Schuyler Jones, a professor of anthropology at Oxford University for the better part of three decades, has led the sort of life that exists only in the movies. Throughout the 1950s and early 1960s, he trekked across Africa and Asia, working as a photographer, writer, anthropologist, and whatever other job he could scrape up. Given the political climate, ecology, and governance of the modern Middle East and Saharan Africa, it's the sort of life that would probably be impossible to lead nowadays. Professor Jones (the real one, not the fictional one) arrives in South Florida this week to share stories at a fundraiser for the Academy for Five Elements Acupuncture.
The man's astounding biography has led some to call him "the real Indiana Jones." Of course, that's wishful thinking. The fictional character is the invention of George Lucas (original name -- Indiana Smith, changed to Indiana Jones because the original sounded too much like Steve McQueen's Nevada Smith). Lucas has since claimed early 20th Century explorer Hiram Bingham, who discovered Macchu Picchu, as one source, but Schuyler's name hasn't come up. Which is not to take anything away from the good professor.

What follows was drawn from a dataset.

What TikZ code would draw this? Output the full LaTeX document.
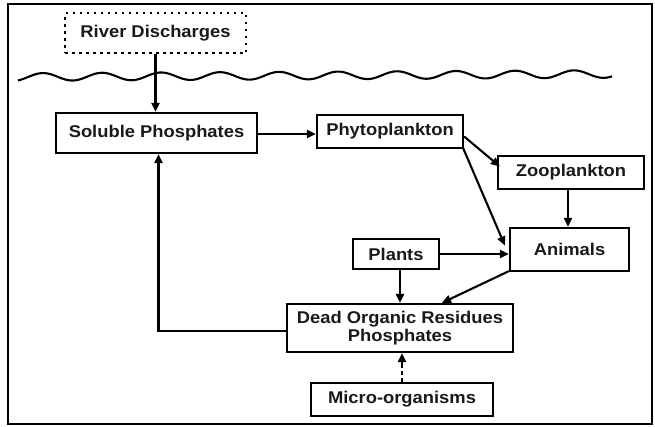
\documentclass[tikz,border=0pt]{standalone}
\usepackage{fontspec}
\newfontfamily\lblfont{Liberation Sans}[FakeStretch=1.08]
\usetikzlibrary{arrows.meta,calc}
\begin{document}
\begin{tikzpicture}[x=1pt,y=-1pt,
  box/.style={draw=black,line width=2.3pt,rectangle,inner sep=0pt,align=center,
    font=\lblfont\bfseries\fontsize{17}{18.5}\selectfont,text=black!90},
  arr/.style={line width=2.1pt,-{Triangle[length=9pt,width=8pt]}},
  dotbox/.style={box,line width=2.5pt,dash pattern=on 2.5pt off 4.5pt}
]
\useasboundingbox (0,0) rectangle (655,426);
\draw[line width=2.5pt] (8,4) rectangle (652,424);
% water surface
\draw[line width=2.1pt] plot[domain=18:612,samples=400,smooth]
  (\x,{77-0.00505*(\x-18)-3.8*cos(6.1017*(\x-43))});
% nodes
\node[dotbox,minimum width=181pt,minimum height=40pt] (river) at (155.5,33) {River Discharges};
\node[box,minimum width=201pt,minimum height=40pt] (sol) at (156.5,133) {Soluble Phosphates};
\node[box,minimum width=146pt,minimum height=33pt] (phyto) at (390,131.5) {Phytoplankton};
\node[box,minimum width=146pt,minimum height=33pt] (zoo) at (571,172.5) {Zooplankton};
\node[box,minimum width=119pt,minimum height=43pt] (anim) at (569.5,249.5) {Animals};
\node[box,minimum width=86pt,minimum height=30pt] (plants) at (396,254) {Plants};
\node[box,minimum width=226pt,minimum height=48pt] (dead) at (400,328) {Dead Organic Residues\\Phosphates};
\node[box,minimum width=182pt,minimum height=33pt] (micro) at (402,399.5) {Micro-organisms};
% helper coordinates
\coordinate (zs) at ($(zoo.south)+(-3,0)$);
\coordinate (md) at (micro.north |- dead.south);
% connectors
\draw[arr] (river.south) -- (river.south |- sol.north);
\draw[arr] ($(sol.east)+(0,1)$) -- ($(sol.east -| phyto.west)+(0,1)$);
\draw[arr] ($(phyto.east)+(0,5)$) -- ($(zoo.west)+(3,-6)$);
\draw[arr] ($(phyto.south east)+(-1,-1)$) -- ($(anim.west)+(-4,-4)$);
\draw[arr] (plants.east) -- (plants.east -| anim.west);
\draw[arr] (zs) -- (zs |- anim.north);
\draw[arr] (plants.south -| dead.north) -- (dead.north);
\draw[arr] ($(anim.south west)+(0,-1)$) -- ($(dead.north)+(42,0)$);
\draw[arr] ($(dead.west)+(0,3)$) -| ($(sol.south)+(2,0)$);
\draw[line width=2.1pt,dash pattern=on 4pt off 3pt] (micro.north) -- ($(md)+(0,9)$);
\draw[arr] ($(md)+(0,11)$) -- (md);
\end{tikzpicture}
\end{document}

Following years of wandering the length and breadth of Africa and Asia and stumbling into such strange activities as tiger hunting with the Nepalese royal family, he settled in Afghanistan for the better part of a decade, before Soviet, Taliban, and finally American depredations changed that country forever. Oxford University was his home base for the next 30 years, until he retired in 1997.

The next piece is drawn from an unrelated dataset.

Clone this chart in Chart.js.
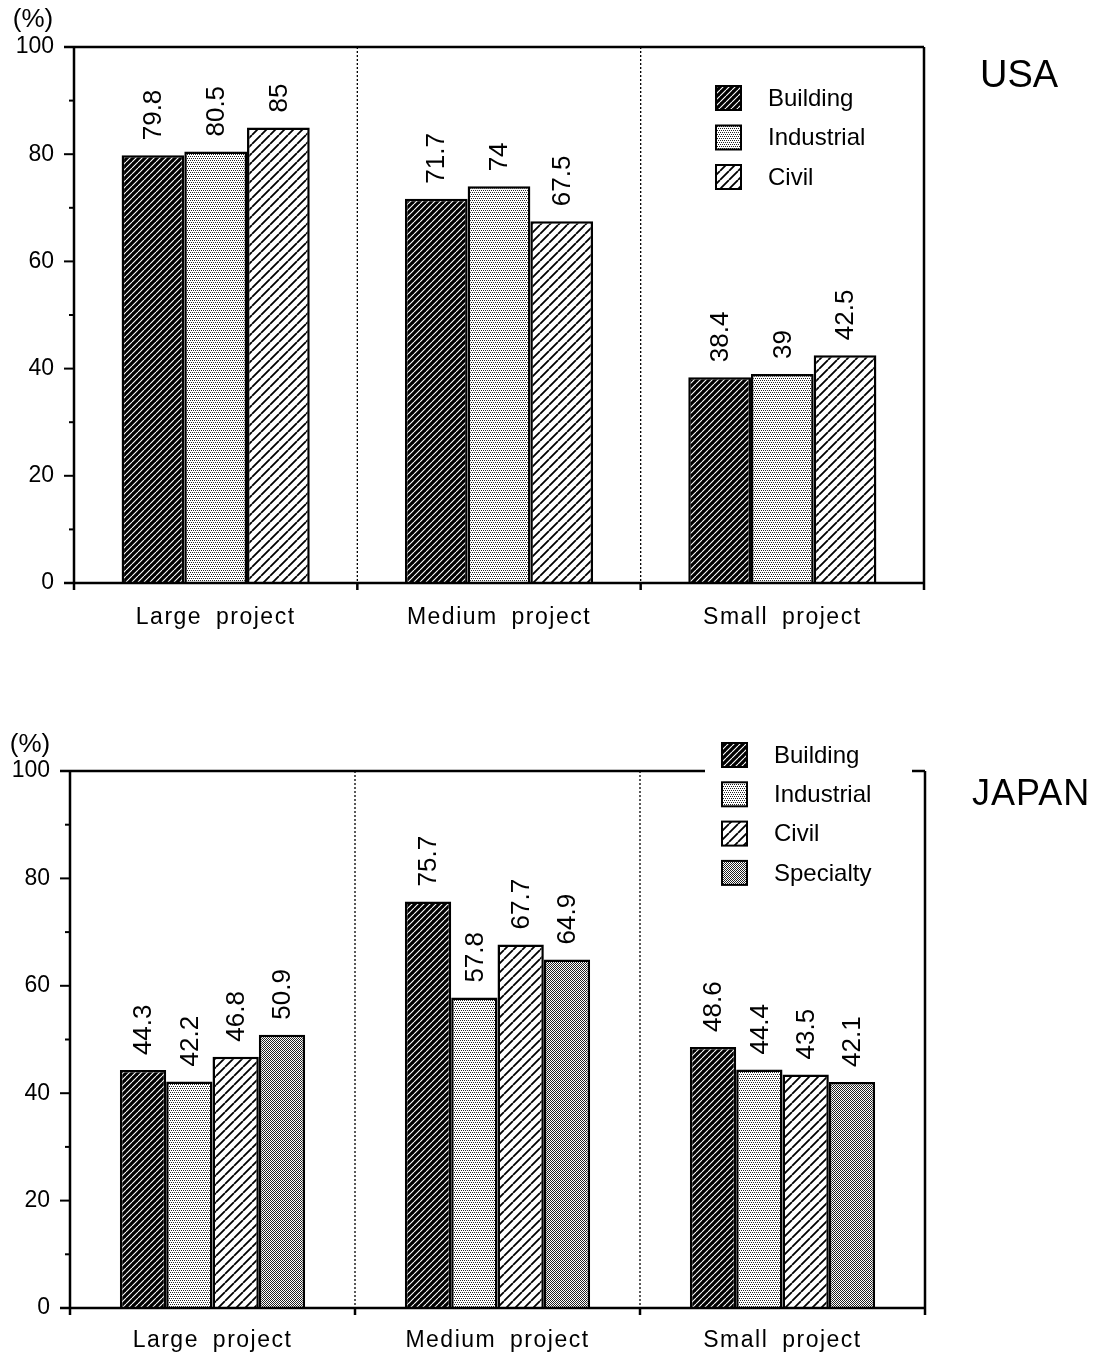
<!DOCTYPE html>
<html>
<head>
<meta charset="utf-8">
<script src="https://cdn.jsdelivr.net/npm/chart.js@4.4.0/dist/chart.umd.min.js"></script>
<style>
  body { margin: 0; background: #fff; }
  canvas { position: absolute; left: 0; }
  #usa { top: 0; }
  #japan { top: 680px; }
</style>
</head>
<body>
<canvas id="usa" width="1113" height="680"></canvas>
<canvas id="japan" width="1113" height="679"></canvas>
<script>
const categories = ['Large project', 'Medium project', 'Small project'];

const usaBuilding = [79.8, 71.7, 38.4];
const usaIndustrial = [80.5, 74, 39];
const usaCivil = [85, 67.5, 42.5];

const japanBuilding = [44.3, 75.7, 48.6];
const japanIndustrial = [42.2, 57.8, 44.4];
const japanCivil = [46.8, 67.7, 43.5];
const japanSpecialty = [50.9, 64.9, 42.1];

const yMax = 100;
const yLabelStep = 20;
const yMinorStep = 10;

const FONT = "'Liberation Sans', Arial, Helvetica, sans-serif";

// fill patterns like the old b/w print
function diag(g, s) {
  g.beginPath();
  for (const o of [-s, 0, s]) {
    g.moveTo(o, s);
    g.lineTo(o + s, 0);
  }
  g.stroke();
}

function makePattern(kind) {
  const c = document.createElement('canvas');
  const g = c.getContext('2d');
  if (kind === 'building') {
    c.width = c.height = 6;
    g.fillStyle = '#000';
    g.fillRect(0, 0, 6, 6);
    g.strokeStyle = '#fff';
    g.lineWidth = 1.1;
    diag(g, 6);
  } else if (kind === 'civil') {
    c.width = c.height = 9;
    g.fillStyle = '#fff';
    g.fillRect(0, 0, 9, 9);
    g.strokeStyle = '#000';
    g.lineWidth = 1.8;
    diag(g, 9);
  } else if (kind === 'industrial') {
    c.width = c.height = 4;
    g.fillStyle = '#fff';
    g.fillRect(0, 0, 4, 4);
    g.fillStyle = '#222';
    [[0, 0], [2, 0], [1, 2], [3, 2]].forEach(p => g.fillRect(p[0], p[1], 1, 1));
  } else {
    c.width = c.height = 2;
    g.fillStyle = '#fff';
    g.fillRect(0, 0, 2, 2);
    g.fillStyle = '#222';
    g.fillRect(0, 0, 1, 1);
    g.fillRect(1, 1, 1, 1);
  }
  return g.createPattern(c, 'repeat');
}

const fills = {
  Building: makePattern('building'),
  Industrial: makePattern('industrial'),
  Civil: makePattern('civil'),
  Specialty: makePattern('specialty')
};

function line(ctx, x1, y1, x2, y2) {
  ctx.beginPath();
  ctx.moveTo(x1, y1);
  ctx.lineTo(x2, y2);
  ctx.stroke();
}

const decor = {
  id: 'decor',
  afterDatasetsDraw(chart, args, o) {
    const ctx = chart.ctx;
    const { left, right, top, bottom } = chart.chartArea;
    const xs = chart.scales.x, ys = chart.scales.y;
    ctx.save();
    ctx.strokeStyle = '#000';
    ctx.fillStyle = '#000';

    // dotted dividers between categories
    ctx.lineWidth = 1.3;
    ctx.setLineDash([2, 2]);
    const bounds = [];
    for (let i = 1; i < categories.length; i++) {
      bounds.push((xs.getPixelForValue(i - 1) + xs.getPixelForValue(i)) / 2);
    }
    bounds.forEach(bx => line(ctx, bx, top, bx, bottom));
    ctx.setLineDash([]);

    // frame + axes
    ctx.lineWidth = 2.5;
    line(ctx, left, top, left, bottom + 7);
    line(ctx, left - 10, bottom, right, bottom);
    if (o.gap) {
      line(ctx, left - 10, top, o.gap[0], top);
      line(ctx, o.gap[1], top, right, top);
    } else {
      line(ctx, left - 10, top, right, top);
    }
    line(ctx, right, top, right, bottom + 7);
    bounds.forEach(bx => line(ctx, bx, bottom, bx, bottom + 7));

    // y tick marks
    ctx.lineWidth = 2;
    for (let v = 0; v <= yMax; v += yMinorStep) {
      const py = ys.getPixelForValue(v);
      const len = v % yLabelStep === 0 ? 10 : 5;
      line(ctx, left - len, py, left, py);
    }

    // value labels, rotated
    ctx.font = '26px ' + FONT;
    ctx.textAlign = 'left';
    ctx.textBaseline = 'middle';
    chart.data.datasets.forEach((ds, di) => {
      chart.getDatasetMeta(di).data.forEach((bar, i) => {
        ctx.save();
        ctx.translate(bar.x, bar.y - 15);
        ctx.rotate(-Math.PI / 2);
        ctx.fillText(String(ds.data[i]), 0, 1);
        ctx.restore();
      });
    });

    // category labels
    ctx.font = '23px ' + FONT;
    ctx.letterSpacing = '1.5px';
    ctx.wordSpacing = '6px';
    ctx.textAlign = 'center';
    categories.forEach((c, i) => ctx.fillText(c, xs.getPixelForValue(i), o.catY));
    ctx.letterSpacing = '0px';
    ctx.wordSpacing = '0px';

    // legend
    ctx.font = '24px ' + FONT;
    ctx.textAlign = 'left';
    chart.data.datasets.forEach((ds, i) => {
      const cy = o.legendY + i * o.legendStep;
      ctx.fillStyle = ds.backgroundColor;
      ctx.fillRect(o.legendX, cy - 12, 25, 24);
      ctx.lineWidth = 2;
      ctx.strokeRect(o.legendX, cy - 12, 25, 24);
      ctx.fillStyle = '#000';
      ctx.fillText(ds.label, o.legendX + 52, cy + 1);
    });

    // (%) and country title
    ctx.font = '26px ' + FONT;
    ctx.textAlign = 'center';
    ctx.fillText('(%)', o.pctX, o.pctY);
    ctx.font = o.titleSize + 'px ' + FONT;
    ctx.letterSpacing = o.titleSpacing;
    ctx.textAlign = 'left';
    ctx.fillText(o.title, o.titleX, o.titleY);
    ctx.restore();
  }
};

function buildChart(id, sets, box, deco) {
  const canvas = document.getElementById(id);
  return new Chart(canvas, {
    type: 'bar',
    data: {
      labels: categories,
      datasets: sets.map(s => ({
        label: s.label,
        data: s.data,
        backgroundColor: fills[s.label],
        borderColor: '#000',
        borderWidth: 2.5,
        barPercentage: 1,
        categoryPercentage: box.catPct
      }))
    },
    options: {
      responsive: false,
      devicePixelRatio: 1,
      animation: false,
      layout: { padding: { left: 0, top: box.top, right: canvas.width - box.right, bottom: 0 } },
      plugins: {
        legend: { display: false },
        tooltip: { enabled: false },
        decor: deco
      },
      scales: {
        x: {
          grid: { display: false, drawTicks: false },
          border: { display: false },
          ticks: { display: false },
          afterFit: s => { s.height = canvas.height - box.bottom; }
        },
        y: {
          min: 0,
          max: yMax,
          grid: { display: false, drawTicks: false },
          border: { display: false },
          ticks: {
            stepSize: yLabelStep,
            color: '#000',
            padding: 20,
            font: { family: FONT, size: 23 }
          },
          afterFit: s => { s.width = box.left; }
        }
      }
    },
    plugins: [decor]
  });
}

buildChart('usa', [
  { label: 'Building', data: usaBuilding },
  { label: 'Industrial', data: usaIndustrial },
  { label: 'Civil', data: usaCivil }
], { left: 74, top: 47, right: 924, bottom: 583, catPct: 0.664 }, {
  catY: 618, legendX: 716, legendY: 98, legendStep: 39.5,
  pctX: 33, pctY: 20, title: 'USA', titleX: 980, titleY: 77, titleSize: 38, titleSpacing: '0px'
});

buildChart('japan', [
  { label: 'Building', data: japanBuilding },
  { label: 'Industrial', data: japanIndustrial },
  { label: 'Civil', data: japanCivil },
  { label: 'Specialty', data: japanSpecialty }
], { left: 70, top: 91, right: 925, bottom: 628, catPct: 0.65 }, {
  catY: 661, legendX: 722, legendY: 75, legendStep: 39.3, gap: [705, 912],
  pctX: 30, pctY: 65, title: 'JAPAN', titleX: 972, titleY: 115, titleSize: 36, titleSpacing: '1px'
});
</script>
</body>
</html>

"To my surprise, I moved back to Kansas, where I had been born," Jones says. "My wife has urged me to write up some of these adventures. I'm also cutting firewood, repairing lawn mowers, and all the sorts of things one does around the place. It was much safer to travel in most of those places then than it is now. It is a very different world now, but Kansas is similar to what it was. Thomas Wolfe was wrong -- you can go home again."